[start RECORDS]
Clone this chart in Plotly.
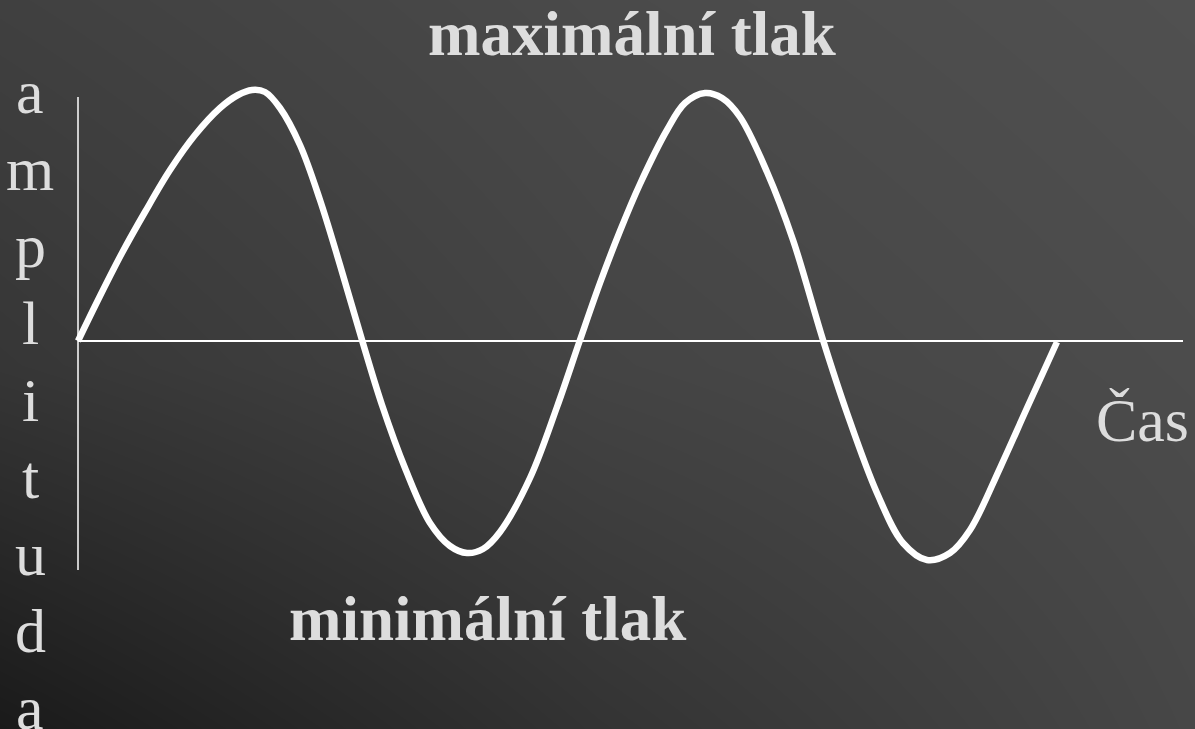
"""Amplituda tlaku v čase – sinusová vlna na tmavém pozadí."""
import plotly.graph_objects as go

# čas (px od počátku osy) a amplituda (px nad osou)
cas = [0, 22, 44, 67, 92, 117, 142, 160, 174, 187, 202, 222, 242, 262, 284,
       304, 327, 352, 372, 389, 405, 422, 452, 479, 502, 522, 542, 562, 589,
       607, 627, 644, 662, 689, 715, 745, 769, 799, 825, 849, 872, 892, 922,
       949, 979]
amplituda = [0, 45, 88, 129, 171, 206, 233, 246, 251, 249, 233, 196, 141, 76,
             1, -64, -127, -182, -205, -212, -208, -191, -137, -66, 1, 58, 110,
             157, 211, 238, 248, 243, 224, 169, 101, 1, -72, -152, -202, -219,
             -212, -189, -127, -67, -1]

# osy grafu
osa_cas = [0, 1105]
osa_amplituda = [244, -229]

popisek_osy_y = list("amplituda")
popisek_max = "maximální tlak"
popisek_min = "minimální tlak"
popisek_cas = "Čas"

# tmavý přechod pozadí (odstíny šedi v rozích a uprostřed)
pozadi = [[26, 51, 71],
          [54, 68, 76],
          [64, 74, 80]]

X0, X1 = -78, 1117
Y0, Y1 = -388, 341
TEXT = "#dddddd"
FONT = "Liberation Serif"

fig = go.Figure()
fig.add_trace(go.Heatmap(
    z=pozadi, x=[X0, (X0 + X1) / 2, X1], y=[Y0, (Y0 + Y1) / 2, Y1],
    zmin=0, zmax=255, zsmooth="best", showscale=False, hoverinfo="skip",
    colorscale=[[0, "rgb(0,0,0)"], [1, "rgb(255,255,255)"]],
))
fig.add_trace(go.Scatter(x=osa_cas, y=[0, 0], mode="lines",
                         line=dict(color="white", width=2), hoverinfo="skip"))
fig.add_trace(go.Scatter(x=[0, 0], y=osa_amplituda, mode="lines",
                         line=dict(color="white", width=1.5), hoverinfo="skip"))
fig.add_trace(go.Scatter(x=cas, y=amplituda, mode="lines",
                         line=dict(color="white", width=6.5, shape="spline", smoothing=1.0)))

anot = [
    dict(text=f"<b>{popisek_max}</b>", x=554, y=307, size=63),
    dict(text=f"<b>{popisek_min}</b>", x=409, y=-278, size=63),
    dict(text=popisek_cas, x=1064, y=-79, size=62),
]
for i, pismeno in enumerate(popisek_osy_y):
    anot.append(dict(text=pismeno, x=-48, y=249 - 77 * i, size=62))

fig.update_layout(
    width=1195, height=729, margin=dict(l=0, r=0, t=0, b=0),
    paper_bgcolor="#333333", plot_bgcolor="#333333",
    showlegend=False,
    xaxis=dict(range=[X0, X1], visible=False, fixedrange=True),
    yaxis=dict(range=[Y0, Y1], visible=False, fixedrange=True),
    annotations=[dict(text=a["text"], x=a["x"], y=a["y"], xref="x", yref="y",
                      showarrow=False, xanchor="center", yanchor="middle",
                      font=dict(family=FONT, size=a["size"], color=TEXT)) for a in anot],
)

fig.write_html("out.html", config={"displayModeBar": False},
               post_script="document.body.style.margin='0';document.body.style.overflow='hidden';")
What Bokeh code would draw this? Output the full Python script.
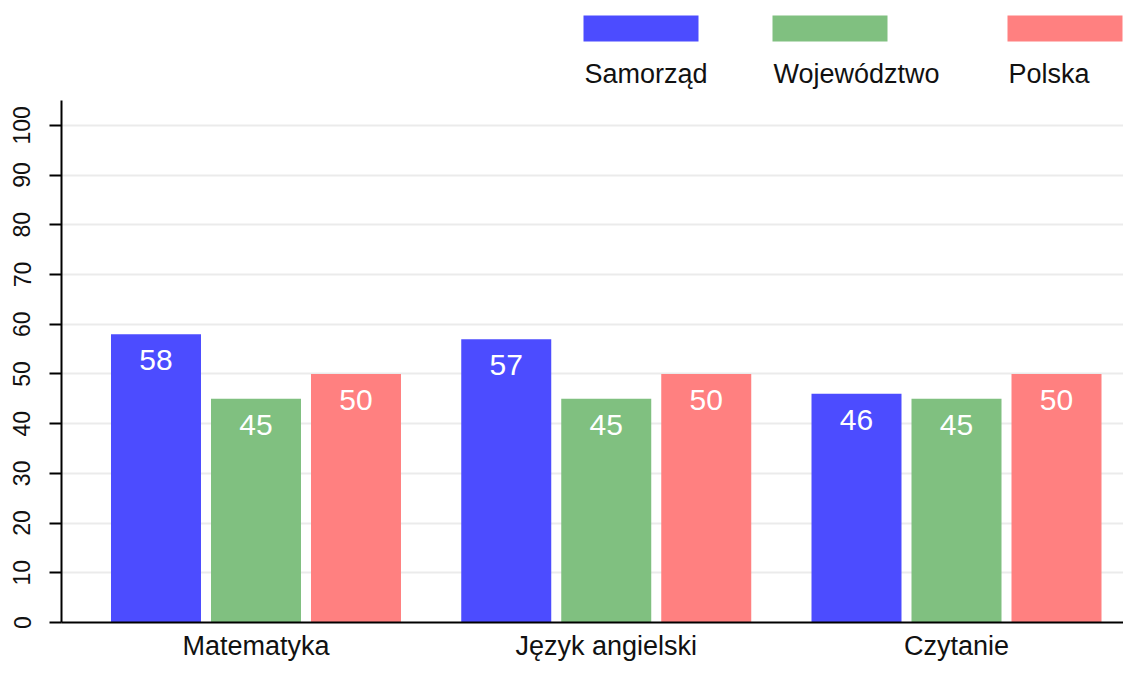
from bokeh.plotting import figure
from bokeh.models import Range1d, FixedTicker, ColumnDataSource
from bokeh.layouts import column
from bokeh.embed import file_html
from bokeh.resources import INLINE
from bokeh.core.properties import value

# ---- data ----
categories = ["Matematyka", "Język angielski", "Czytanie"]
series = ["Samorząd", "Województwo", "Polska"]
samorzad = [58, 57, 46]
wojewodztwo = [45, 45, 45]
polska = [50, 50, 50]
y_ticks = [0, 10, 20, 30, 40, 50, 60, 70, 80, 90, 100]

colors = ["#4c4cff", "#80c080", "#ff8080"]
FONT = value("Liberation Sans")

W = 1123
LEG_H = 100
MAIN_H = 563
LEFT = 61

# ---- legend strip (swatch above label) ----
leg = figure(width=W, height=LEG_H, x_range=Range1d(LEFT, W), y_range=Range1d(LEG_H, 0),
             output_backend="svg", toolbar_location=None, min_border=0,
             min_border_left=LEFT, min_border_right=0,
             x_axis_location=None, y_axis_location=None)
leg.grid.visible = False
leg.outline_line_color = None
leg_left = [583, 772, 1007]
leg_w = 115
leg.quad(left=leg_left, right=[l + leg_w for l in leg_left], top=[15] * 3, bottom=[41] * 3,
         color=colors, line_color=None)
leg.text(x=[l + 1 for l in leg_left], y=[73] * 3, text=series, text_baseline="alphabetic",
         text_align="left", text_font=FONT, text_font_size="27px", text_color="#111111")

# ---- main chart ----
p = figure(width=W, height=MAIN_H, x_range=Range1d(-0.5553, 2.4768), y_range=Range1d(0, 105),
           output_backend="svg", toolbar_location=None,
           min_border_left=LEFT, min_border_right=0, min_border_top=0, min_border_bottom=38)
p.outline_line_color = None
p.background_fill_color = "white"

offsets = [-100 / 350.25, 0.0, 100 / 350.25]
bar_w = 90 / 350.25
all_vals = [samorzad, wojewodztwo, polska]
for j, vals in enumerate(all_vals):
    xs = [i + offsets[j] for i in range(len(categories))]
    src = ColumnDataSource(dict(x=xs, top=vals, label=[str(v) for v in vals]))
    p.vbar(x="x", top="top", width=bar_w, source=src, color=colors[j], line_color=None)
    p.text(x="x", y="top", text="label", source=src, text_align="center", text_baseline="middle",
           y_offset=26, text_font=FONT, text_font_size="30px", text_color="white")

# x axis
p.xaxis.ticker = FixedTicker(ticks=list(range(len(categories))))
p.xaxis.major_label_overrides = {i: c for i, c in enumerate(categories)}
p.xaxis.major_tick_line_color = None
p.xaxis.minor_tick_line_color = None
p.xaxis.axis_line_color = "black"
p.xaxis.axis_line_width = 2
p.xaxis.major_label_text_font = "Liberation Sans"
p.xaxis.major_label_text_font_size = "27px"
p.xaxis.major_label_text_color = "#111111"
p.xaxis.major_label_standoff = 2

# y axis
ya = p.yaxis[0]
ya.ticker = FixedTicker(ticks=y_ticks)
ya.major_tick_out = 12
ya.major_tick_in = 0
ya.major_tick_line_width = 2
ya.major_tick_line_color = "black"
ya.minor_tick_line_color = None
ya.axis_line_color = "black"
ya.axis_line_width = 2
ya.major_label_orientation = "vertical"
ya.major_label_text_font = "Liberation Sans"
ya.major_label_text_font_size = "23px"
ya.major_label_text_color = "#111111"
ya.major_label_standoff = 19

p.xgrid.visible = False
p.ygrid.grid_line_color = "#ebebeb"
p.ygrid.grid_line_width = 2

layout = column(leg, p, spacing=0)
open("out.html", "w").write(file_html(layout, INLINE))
[end RECORDS]
WORK TO DO
Copy the records above from the first line through the line containing "-212, -189, -127, -67, -1]", both included, and leave out any pictures.

RESULT OF THE TASK
Clone this chart in Plotly.
"""Amplituda tlaku v čase – sinusová vlna na tmavém pozadí."""
import plotly.graph_objects as go

# čas (px od počátku osy) a amplituda (px nad osou)
cas = [0, 22, 44, 67, 92, 117, 142, 160, 174, 187, 202, 222, 242, 262, 284,
       304, 327, 352, 372, 389, 405, 422, 452, 479, 502, 522, 542, 562, 589,
       607, 627, 644, 662, 689, 715, 745, 769, 799, 825, 849, 872, 892, 922,
       949, 979]
amplituda = [0, 45, 88, 129, 171, 206, 233, 246, 251, 249, 233, 196, 141, 76,
             1, -64, -127, -182, -205, -212, -208, -191, -137, -66, 1, 58, 110,
             157, 211, 238, 248, 243, 224, 169, 101, 1, -72, -152, -202, -219,
             -212, -189, -127, -67, -1]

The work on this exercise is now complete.